In a more private setting, her work "Perra/Bitch," addresses rapes and murders against Guatemalan women. But this one entails self-mutilation. Sitting alone in a room, she inflicts the word "perra" (Spanish for "bitch") onto the skin of her thigh with a knife. It's a drastic, bloody step that's taken in reference to the many women who are found mutilated with defiling words carved across their bodies. This piece, just one of several that seem extremely discomforting, is the only piece which she associates with feeling actual pain.

"I have more serious concerns. I am talking about real issues about the world," Galindo says. "It may be it is easier to think of superfluous things and not see the merits, the depth of things. It's not about me. It's not about my personal history. My work is not a 'reality.' The people need to make a mental effort and understand that many times they are included in the criticism made."

But other works are equally disturbing, although less bloody. Take "Confession," for instance. In this one, her head is repeatedly plunged into a water-filled oil drum. As she gasps for breath, a burly man harshly ducking her shows no remorse. It's an intense peek into the violent measures of waterboarding taken from pages of a declassified CIA manual. Similar works include "150,000 Volts," where a man uses a taser to shock Galindo who falls to the ground unconscious and "Social Cleansing," where she strips naked and has a man spray her down with a high-powered water hose — the same type that's used to fend off protestors who object to authoritative regimes and their oppressive systems.

In many ways, Galindo — intentionally or not — gives a voice to victims that can not be heard and pays a kind of remembrance through her works.

"XX" features marble stones that Galindo had made for a Guatemala City cemetery where 52 unidentified men, women and children are buried. For "Roads," she hides in a thicket wrapped in a white sheet. Ropes are attached to her body and scattered through nearby streets challenging passerby's to follow the trail that leads to her corpse-mimicking presence.

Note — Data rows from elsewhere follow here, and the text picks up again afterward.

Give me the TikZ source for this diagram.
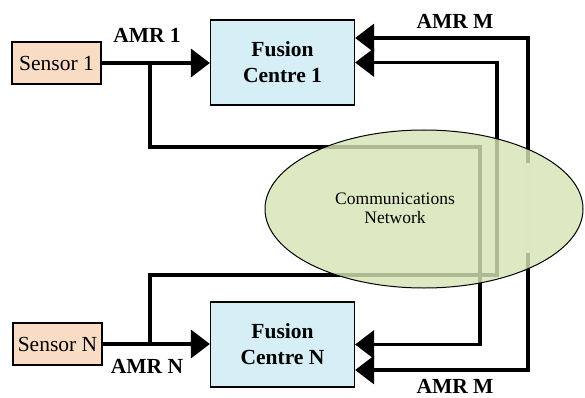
\documentclass[tikz,border=0pt]{standalone}
\usepackage{fontspec}
\setmainfont{Liberation Serif}
\usetikzlibrary{arrows.meta,shapes.geometric}

\definecolor{sensorfill}{HTML}{F9DCC4}
\definecolor{fusionfill}{HTML}{D6EEF6}
\definecolor{netfill}{HTML}{D6E4B4}

\begin{document}
\begin{tikzpicture}[x=1pt,y=-1pt,
  sensorbox/.style={draw, line width=1.2pt, fill=sensorfill, minimum width=89pt,
    minimum height=42pt, inner sep=0pt, font=\fontsize{21.5}{24}\selectfont},
  fusionbox/.style={draw, line width=1.2pt, fill=fusionfill, minimum width=144pt,
    minimum height=85pt, inner sep=0pt, align=center,
    font=\fontsize{21.5}{26}\selectfont\bfseries},
  link/.style={line width=3.5pt},
  arrowlink/.style={link, -{Triangle[length=19pt,width=28pt]}},
  arrowboth/.style={link, {Triangle[length=19pt,width=28pt]}-{Triangle[length=19pt,width=28pt]}},
  amrlabel/.style={inner sep=0pt, font=\fontsize{21.5}{24}\selectfont\bfseries}
]
\useasboundingbox (0,0) rectangle (585,398);

% sensors and fusion centres
\node[sensorbox] (s1) at (56.5,63) {Sensor 1};
\node[sensorbox] (sN) at (57.5,344) {Sensor N};
\node[fusionbox] (f1) at (282.5,62.5) {Fusion\\Centre 1};
\node[fusionbox] (fN) at (282.5,344.5) {Fusion\\Centre N};

% routing points
\coordinate (j1) at (150,63);
\coordinate (r1) at (480,147);
\coordinate (jN) at (150,344);
\coordinate (rN) at (497,275);
\coordinate (mTop) at (528,38);
\coordinate (mBot) at (528,370);

% direct reports
\draw[arrowlink] (s1.east) -- (s1.east -| f1.west);
\draw[arrowlink] (sN.east) -- (sN.east -| fN.west);

% cross reports through the network
\draw[arrowlink] (j1) |- (r1) |- (fN.east);
\draw[arrowlink] (jN) |- (rN) |- (f1.east);
\draw[arrowboth] (f1.east |- mTop) -- (mTop) -- (mBot) -- (fN.east |- mBot);

% the AMR M line is hidden in the middle of the network
\fill[white] (522,163) rectangle (534,253);

% communications network
\node[ellipse, draw, line width=1pt, fill=netfill, fill opacity=0.82,
  minimum width=318pt, minimum height=158pt, inner sep=0pt] (net) at (424,209) {};
\node[align=center, inner sep=0pt, font=\fontsize{17.5}{19}\selectfont] (netlabel)
  at (395,208) {Communications\\Network};

% labels
\node[amrlabel] (l1) at (147,35) {AMR 1};
\node[amrlabel] (lN) at (147,366) {AMR N};
\node[amrlabel] (lm1) at (455,21) {AMR M};
\node[amrlabel] (lm2) at (455,386) {AMR M};
\end{tikzpicture}
\end{document}
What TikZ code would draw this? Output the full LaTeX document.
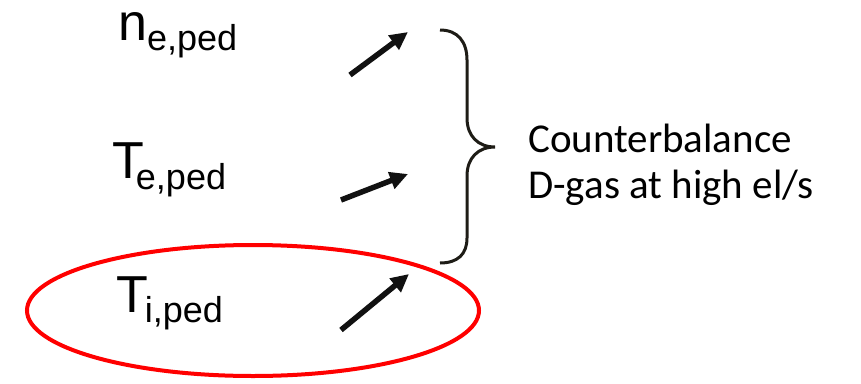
\documentclass[tikz,border=0pt]{standalone}
\usepackage{fontspec}
\setmainfont{Liberation Sans}
\newfontfamily\bodyfont{Carlito}
\usetikzlibrary{arrows.meta,shapes.geometric}
\definecolor{bracecol}{RGB}{30,28,22}
\definecolor{arrowcol}{RGB}{17,17,17}
\tikzset{
  qty/.style={anchor=base west, inner sep=0pt, font=\fontsize{52}{60}\selectfont},
  trend/.style={arrowcol, line width=5.5pt, -{Triangle[length=18pt,width=17pt]}},
  note/.style={anchor=base west, inner sep=0pt, font=\bodyfont\fontsize{41}{48}\selectfont},
}
\newcommand{\subtxt}[1]{{\fontsize{36}{40}\selectfont #1}}
\begin{document}
\begin{tikzpicture}[x=1pt,y=-1pt]
  \useasboundingbox (0,0) rectangle (861,383);

  % pedestal quantities
  \node[qty] (ne) at (118,40) {n\raisebox{-10pt}{\subtxt{e,ped}}};
  \node[qty] (te) at (112,178) {T\kern-8pt\raisebox{-11pt}{\subtxt{e,ped}}};
  \node[qty] (ti) at (116,312) {T\kern-3pt\raisebox{-10pt}{\subtxt{i,ped}}};

  % upward trends
  \coordinate (a1s) at (350,75);  \coordinate (a1e) at (408,32);
  \coordinate (a2s) at (341,200); \coordinate (a2e) at (408,174);
  \coordinate (a3s) at (341,330); \coordinate (a3e) at (409,274);
  \draw[trend] (a1s) -- (a1e);
  \draw[trend] (a2s) -- (a2e);
  \draw[trend] (a3s) -- (a3e);

  % grouping brace
  \draw[bracecol, line width=3pt]
    (440,30) .. controls (458,30) and (467,42) .. (467,60)
    -- (467,118)
    .. controls (467,136) and (478,147) .. (495,147)
    .. controls (478,147) and (467,158) .. (467,176)
    -- (467,238)
    .. controls (467,254) and (458,263) .. (440,263);

  \node[note] (c1) at (528,152) {Counterbalance};
  \node[note] (c2) at (528,198) {D-gas at high el/s};

  % highlight on the ion temperature
  \node[draw=red, line width=4pt, ellipse, minimum width=452pt, minimum height=131pt, inner sep=0pt] (hl) at (253,310.5) {};
\end{tikzpicture}
\end{document}
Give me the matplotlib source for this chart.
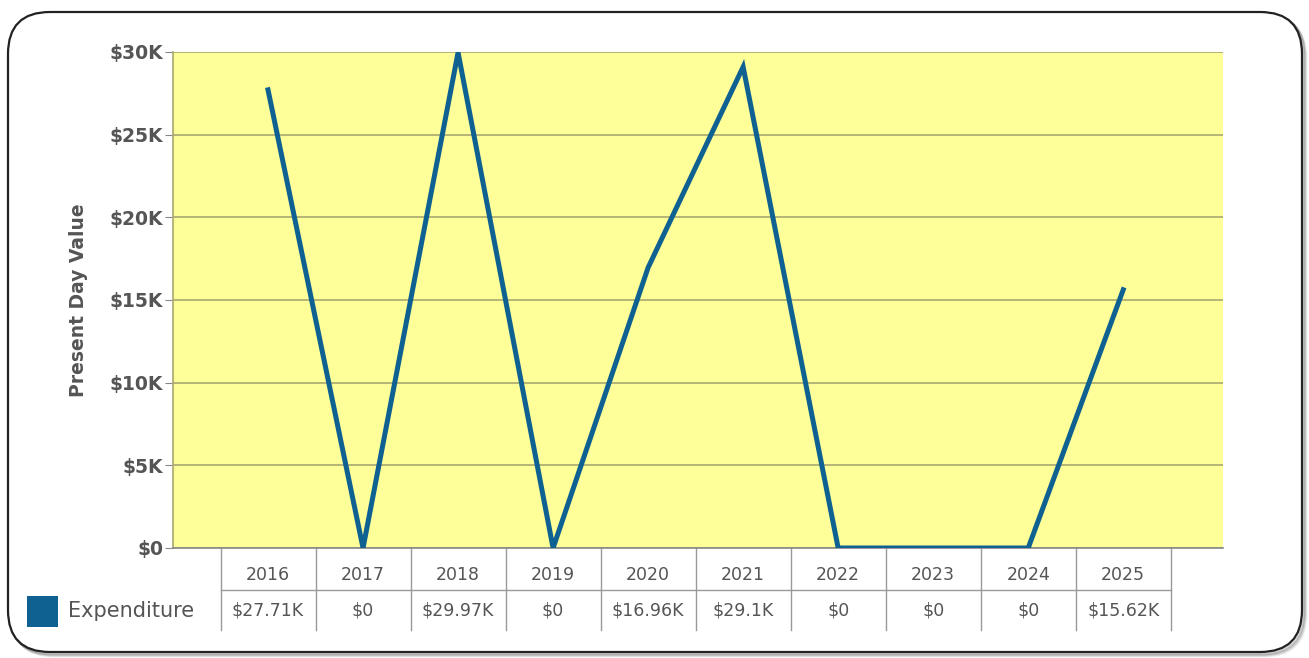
import matplotlib
matplotlib.use("Agg")
import matplotlib.pyplot as plt
from matplotlib.patches import FancyBboxPatch, Rectangle
from matplotlib.transforms import blended_transform_factory
from matplotlib.ticker import FuncFormatter

years = ["2016", "2017", "2018", "2019", "2020", "2021", "2022", "2023", "2024", "2025"]
expenditure = [27.71, 0, 29.97, 0, 16.96, 29.1, 0, 0, 0, 15.62]  # thousands $
table_labels = ["$27.71K", "$0", "$29.97K", "$0", "$16.96K", "$29.1K", "$0", "$0", "$0", "$15.62K"]
y_ticks = [0, 5, 10, 15, 20, 25, 30]
series_name = "Expenditure"
y_title = "Present Day Value"

W, H, DPI = 1309, 658, 100
fig = plt.figure(figsize=(W / DPI, H / DPI), dpi=DPI)
fig.patch.set_facecolor("white")

# rounded border with soft shadow
for off, alpha in [(4, 0.08), (3, 0.12), (2, 0.18)]:
    sh = FancyBboxPatch((8 / DPI + off / DPI, (658 - 652) / DPI - off / DPI),
                        (1302 - 8) / DPI, (652 - 12) / DPI,
                        boxstyle="round,pad=0,rounding_size=0.42",
                        transform=fig.dpi_scale_trans, facecolor="none",
                        edgecolor="black", linewidth=2.0, alpha=alpha, zorder=-3)
    fig.patches.append(sh)
border = FancyBboxPatch((8 / DPI, (658 - 652) / DPI), (1302 - 8) / DPI, (652 - 12) / DPI,
                        boxstyle="round,pad=0,rounding_size=0.42",
                        transform=fig.dpi_scale_trans, facecolor="white",
                        edgecolor="#222222", linewidth=1.6, zorder=-2)
fig.patches.append(border)

ax = fig.add_axes([173 / W, (H - 548) / H, (1223 - 173) / W, (548 - 52) / H])
ax.set_zorder(1)
ax.set_facecolor("#FFFF99")
x = list(range(len(years)))
ax.plot(x, expenditure, color="#0E6190", linewidth=3.6, solid_joinstyle="miter", zorder=3)
ax.set_xlim(-1, 10.05)
ax.set_ylim(0, 30)
ax.set_yticks(y_ticks)
ax.yaxis.set_major_formatter(FuncFormatter(lambda v, p: f"${int(v)}K" if v else "$0"))
ax.grid(axis="y", color="#A8A870", linewidth=1.2, zorder=1)
ax.set_xticks([])
for s in ["top", "right"]:
    ax.spines[s].set_visible(False)
ax.spines["left"].set_color("#A8A870")
ax.spines["left"].set_linewidth(1.2)
ax.spines["bottom"].set_color("#888888")
ax.spines["bottom"].set_linewidth(1.2)
ax.tick_params(axis="y", length=6, color="#888888", labelsize=13.5, labelcolor="#555555", pad=1)
for lab in ax.get_yticklabels():
    lab.set_fontweight("bold")
ax.set_ylabel(y_title, fontsize=13.5, fontweight="bold", color="#555555")
ax.yaxis.set_label_coords((88 - 173) / 1050, 0.5)

# data table below axes
tr = blended_transform_factory(ax.transData, fig.transFigure)
def fy(py):
    return (H - py) / H
line_kw = dict(color="#999999", linewidth=1.0, transform=tr, clip_on=False)
edges = [i - 0.5 for i in range(len(years) + 1)]
for e in edges:
    ax.plot([e, e], [fy(548), fy(630)], **line_kw)
ax.plot([edges[0], edges[-1]], [fy(590), fy(590)], **line_kw)
for i, (yr, lab) in enumerate(zip(years, table_labels)):
    ax.text(i, fy(575), yr, ha="center", va="center", fontsize=12.5, color="#555555",
            transform=tr, clip_on=False)
    ax.text(i, fy(611), lab, ha="center", va="center", fontsize=12.5, color="#555555",
            transform=tr, clip_on=False)

# legend swatch
fig.patches.append(Rectangle((27 / W, fy(627)), 31 / W, 31 / H, transform=fig.transFigure,
                             facecolor="#0E6190", edgecolor="none", zorder=2))
fig.text(68 / W, fy(611), series_name, ha="left", va="center", fontsize=15, color="#555555")

fig.savefig("out.png", dpi=DPI, facecolor="white")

This kind of interaction plays an important role in Galindo's performance art. Much of the time, it leaves the public with a quick decision to make. Past interactive performance pieces include a chained Galindo with viewers jumping in to test keys on the padlocks in attempt to free her from the shackles; Galindo covered in dirt as folks wash the soiling off her skin; and Galindo lying naked in the fetal position underneath a plastic dome of tubing that viewers attempt to bust through with weapons.

Her newer works address the dangers of illegal immigration. She participated in a "Survival Course for Men & Women Traveling Illegally To The United States," and documents the realities of the strenuous journey, sometimes leading to death, faced by folks who cross and/or attempt to cross the borders.

For Megan Walsh of the Latin American Coalition this work was one of many that touched her.

"It truly broke my heart because I know children and mothers and families who had to come across the border and I've heard from some of them the violence, racism, danger and separation they faced," says Walsh. "I don't think people realize how perilous the journey is and then they come here to the U.S. and Americans say they should "go home" and come here "legally." It's get out and escape or be killed and/or raped, unless you comply. It's so necessary to educate people on immigration and what's actually going on. For Galindo to create a survival course was ironic, smart, and a little creepy — since it was almost like a survival game event, though it's a reality."

During the gallery's opening reception at Davidson College, Galindo keeps the interactive element rather tame. There's nothing that seems painful or provocative in "A Latino Near You."

In a small nook of the gallery, there's a white screen with black lines documenting Galindo's every movement through the space. The lines are being traced through a monitor device that's strapped to her ankles. This specific piece was created to stress the importance of Latinos to the community at large. It suggests that a Latino is always nearby and emphasizes their integral part of society, despite negative stereotypes and illegal immigration concerns.